April 14, 1974, Oslo, Norway


I'm 4 years old and today is abduction day. Today, I will board a plane to my new life, a life that will no include my mother or her family, her country, her religion, or her love. I will live as a mini-fugitive for the next 14 years, running from the law, running from normalcy and from a part of me, an integral part of my identity.
Today is the day that will change my life forever. I will forever feel split in two, although I will merge into a whole, into an occasionally happy person, despite the stumbling blocks my father's actions will place in my path towards growing into a trusting, healthy adult. There will always be a wound, but it will heal to the greatest extent it can heal because I will fight to make that happen. I will survive, but I could have done without the unnecessary scars today will bring.
So today, a warm Sunday, my father Herbert told my mother Tone that he was taking me to Vigelandsparken, a sculpture park in Oslo. I loved my dad, still do. He has some good qualities and he's very smart, but on an emotional level he's not very grown-up. I wish it were different. If he hadn't taken possesion of me and justified his actions that ended up hurting me and him, we'd have a good relationship today. He tells me now that a father is allowed to travel with his daughter. Um, yes, but not when it means cutting the daughter off from a part of herself, from love and from security, and from the love of the other parent.

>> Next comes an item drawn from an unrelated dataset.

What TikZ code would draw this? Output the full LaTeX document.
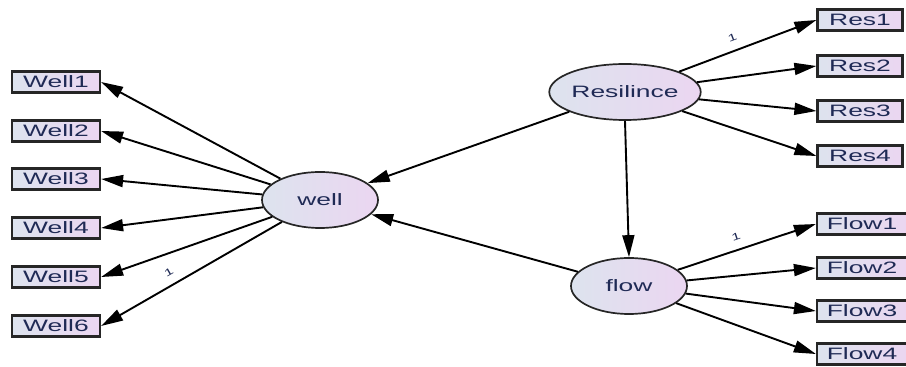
\documentclass[tikz,border=0pt]{standalone}
\usepackage{fontspec}
\setmainfont{Liberation Sans}[FakeStretch=1.6]
\usetikzlibrary{arrows.meta, shapes.geometric}
\definecolor{boxleft}{HTML}{DDE3EE}
\definecolor{boxright}{HTML}{EBD6F1}
\definecolor{textnavy}{HTML}{1F2A55}

\begin{document}
\begin{tikzpicture}
        [x=1pt, y=1pt,
         every node/.style={
             text=textnavy,
             font=\fontsize{16.5}{18}\selectfont
         },
         observed/.style={
             draw=black!85,
             line width=2.2pt,
             left color=boxleft,
             right color=boxright,
             minimum height=21pt,
             inner sep=0pt
         },
         latent/.style={
             ellipse,
             draw=black!85,
             line width=1.7pt,
             left color=boxleft,
             right color=boxright,
             minimum width=116pt,
             minimum height=56pt,
             inner sep=0pt
         },
         loading/.style={
             black,
             line width=1.9pt,
             -{Triangle[length=22pt,width=12pt]}
         },
         one/.style={
             font=\fontsize{10}{10}\selectfont,
             sloped,
             above=5pt
         }
         ]
        \useasboundingbox (0,0) rectangle (906,367);
        % latent variables
        \node[latent] (well) at (320,167) {well};
        \node[latent] (res) at (625,275) {Resilince};
        \node[latent] (flow) at (629,81) {flow};
        % observed variables
        \foreach \i/\y in {1/285,2/236,3/188,4/139,5/90,6/41}
            \node[observed, minimum width=88pt] (well\i) at (56,\y) {Well\i};
        \foreach \i/\y in {1/347,2/301,3/256,4/211}
            \node[observed, minimum width=85pt] (res\i) at (860,\y) {Res\i};
        \foreach \i/\y in {1/143,2/99,3/56,4/13}
            \node[observed, minimum width=90pt] (flow\i) at (862,\y) {Flow\i};
        % structural paths
        \draw[loading] (res) -- (well);
        \draw[loading] (flow) -- (well);
        \draw[loading] (res.south) -- (flow.north);
        % loadings
        \foreach \i in {1,...,5}
            \draw[loading] (well) -- (well\i.east);
        \draw[loading] (well) -- node[one, pos=.59] {1} (well6.east);
        \draw[loading] (res) -- node[one, pos=.42] {1} (res1.west);
        \foreach \i in {2,3,4}
            \draw[loading] (res) -- (res\i.west);
        \draw[loading] (flow) -- node[one, pos=.45] {1} (flow1.west);
        \foreach \i in {2,3,4}
            \draw[loading] (flow) -- (flow\i.west);
\end{tikzpicture}
\end{document}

We go to the airport and board a British Airways flight to New York City. I dimly remember looking out the window, confused. I remember my childhood as one big confusing series of events, of running, of midnight wakings and packing quickly to get away immediately, to stay one step ahead of the stranger lurking in the shadows. Usually, that stranger was my mother.
We never did go to the sculpture park. Vigelandsparken is full of sculptures of children and adults caught up in the struggles and joys of life. It is always emotional for me to visit the park today. I love and admire the sculptures. They are intense, emotionally evocative, and I feel an attachment to them. I should have gone there, instead of to the USA.